Да, а потом у нас, новобранцев, была присяга. «Волнующий, торжественный момент в жизни каждого солдата», как любят писать в газетах. Момент серьезный и ответственный, конечно, не спорю. Только никакого волнения и подъема я не испытывал. Меня с частью других солдат с карантина уже перевели к тому времени из Софпорога в другой гарнизон, Верхняя Хуаппа, того же 909 отряда.

Нам привезли два автомата от губарей. Построили новобранцев в казарме, потом мы выходили по одному, и, держа автомат перед собой, зачитывали текст присяги, потом расписывались. Автоматы передавали друг другу по очереди. Запомнились два момента.

Первое: два баптиста присягу принимать и брать в руки оружие отказались на отрез. Они и на стрельбище те же пенки выдавали. Так и служили без присяги. Впрочем, оказались самые надежные солдаты: не пили, не буянили, не сквернословили, работали добросовестно. Газет не читали, правда, и кино не смотрели. Впрочем, глядя на нынешние газеты и телевидение, думаю: а может, они были не так уж и неправы?

Второе: один молдаванин не умел читать, совсем. По-русски он тоже почти не говорил.
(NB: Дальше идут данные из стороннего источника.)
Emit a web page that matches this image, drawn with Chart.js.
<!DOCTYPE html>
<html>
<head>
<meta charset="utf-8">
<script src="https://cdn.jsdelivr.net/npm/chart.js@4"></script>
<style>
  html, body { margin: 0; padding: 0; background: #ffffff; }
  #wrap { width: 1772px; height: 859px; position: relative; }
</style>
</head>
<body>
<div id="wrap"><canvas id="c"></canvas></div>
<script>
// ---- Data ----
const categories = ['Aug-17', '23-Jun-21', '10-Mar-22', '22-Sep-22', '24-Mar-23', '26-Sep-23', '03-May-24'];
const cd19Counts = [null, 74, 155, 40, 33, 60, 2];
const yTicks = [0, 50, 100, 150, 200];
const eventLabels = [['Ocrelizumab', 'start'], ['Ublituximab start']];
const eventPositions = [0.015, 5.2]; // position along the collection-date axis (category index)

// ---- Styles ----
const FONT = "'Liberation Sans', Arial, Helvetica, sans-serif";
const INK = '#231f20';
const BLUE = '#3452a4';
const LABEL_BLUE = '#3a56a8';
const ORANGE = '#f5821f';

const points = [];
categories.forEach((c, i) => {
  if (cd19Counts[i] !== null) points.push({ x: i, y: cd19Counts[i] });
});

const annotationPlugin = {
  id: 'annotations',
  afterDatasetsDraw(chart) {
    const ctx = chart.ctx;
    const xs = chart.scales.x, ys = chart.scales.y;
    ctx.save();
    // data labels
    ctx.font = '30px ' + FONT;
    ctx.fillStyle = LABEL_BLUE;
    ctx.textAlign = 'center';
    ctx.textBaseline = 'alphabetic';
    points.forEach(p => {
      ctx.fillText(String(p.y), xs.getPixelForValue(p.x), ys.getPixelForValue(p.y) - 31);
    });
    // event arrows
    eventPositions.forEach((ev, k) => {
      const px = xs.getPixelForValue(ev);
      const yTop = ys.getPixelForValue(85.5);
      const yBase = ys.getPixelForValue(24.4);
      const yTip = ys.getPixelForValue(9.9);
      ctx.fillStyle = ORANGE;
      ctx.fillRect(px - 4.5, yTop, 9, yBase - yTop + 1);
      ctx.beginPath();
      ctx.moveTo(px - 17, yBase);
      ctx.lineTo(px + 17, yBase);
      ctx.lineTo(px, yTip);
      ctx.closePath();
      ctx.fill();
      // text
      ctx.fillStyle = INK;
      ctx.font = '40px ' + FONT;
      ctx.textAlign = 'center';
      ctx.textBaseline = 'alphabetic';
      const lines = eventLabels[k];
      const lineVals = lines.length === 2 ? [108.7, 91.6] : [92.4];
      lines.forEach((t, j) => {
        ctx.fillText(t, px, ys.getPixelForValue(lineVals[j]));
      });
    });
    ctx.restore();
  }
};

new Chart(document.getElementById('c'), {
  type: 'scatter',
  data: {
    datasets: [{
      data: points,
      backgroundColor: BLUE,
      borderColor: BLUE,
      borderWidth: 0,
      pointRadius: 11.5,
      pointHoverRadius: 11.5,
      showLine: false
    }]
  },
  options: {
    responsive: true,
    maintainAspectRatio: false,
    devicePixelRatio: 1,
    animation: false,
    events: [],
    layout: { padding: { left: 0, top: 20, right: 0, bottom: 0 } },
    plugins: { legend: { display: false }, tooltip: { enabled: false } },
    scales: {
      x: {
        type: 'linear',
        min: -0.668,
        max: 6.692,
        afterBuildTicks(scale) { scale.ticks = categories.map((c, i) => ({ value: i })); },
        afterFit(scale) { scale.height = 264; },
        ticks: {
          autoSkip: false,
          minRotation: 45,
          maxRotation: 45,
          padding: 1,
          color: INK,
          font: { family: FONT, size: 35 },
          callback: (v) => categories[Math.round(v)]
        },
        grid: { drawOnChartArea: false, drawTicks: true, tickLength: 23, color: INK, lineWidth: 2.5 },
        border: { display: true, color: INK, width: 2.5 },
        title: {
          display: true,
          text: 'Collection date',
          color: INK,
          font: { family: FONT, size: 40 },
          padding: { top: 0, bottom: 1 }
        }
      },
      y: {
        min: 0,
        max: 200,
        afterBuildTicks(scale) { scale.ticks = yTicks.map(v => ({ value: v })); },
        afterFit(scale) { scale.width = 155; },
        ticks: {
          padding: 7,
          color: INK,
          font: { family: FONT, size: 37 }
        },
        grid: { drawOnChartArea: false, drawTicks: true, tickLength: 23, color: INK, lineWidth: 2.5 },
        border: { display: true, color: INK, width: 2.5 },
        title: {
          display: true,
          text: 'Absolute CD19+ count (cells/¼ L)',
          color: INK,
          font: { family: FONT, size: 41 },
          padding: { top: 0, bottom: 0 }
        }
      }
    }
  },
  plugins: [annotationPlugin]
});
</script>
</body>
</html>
По документам у него было два класса образования, но и те он фактически задвинул. Как рассказали его земляки, он очень рано остался сиротой, жил в доме дяди, пас домашних коров. Так и задвинул школу. Текст присяги ему читал его земляк и переводил на молдавский, тот повторял. Потом пастух поставил какую-то закорючку под присягой. Впрочем, служил потом нормально, и русский скоро выучил.

Но не об этом, собственно, хотел рассказать, а о «страшных кровавых заградотрядах». Вот тогда-то, когда мне в спину смотрели десять автоматов красноперых, пока лежал перед мишенью всего лишь с тремя патронами, будучи сам мишенью, я в полной мере ощутил, как горячо любит нас Родина, жарко дыша нам в затылки автоматными стволами, как она нам доверяет и гордится нами.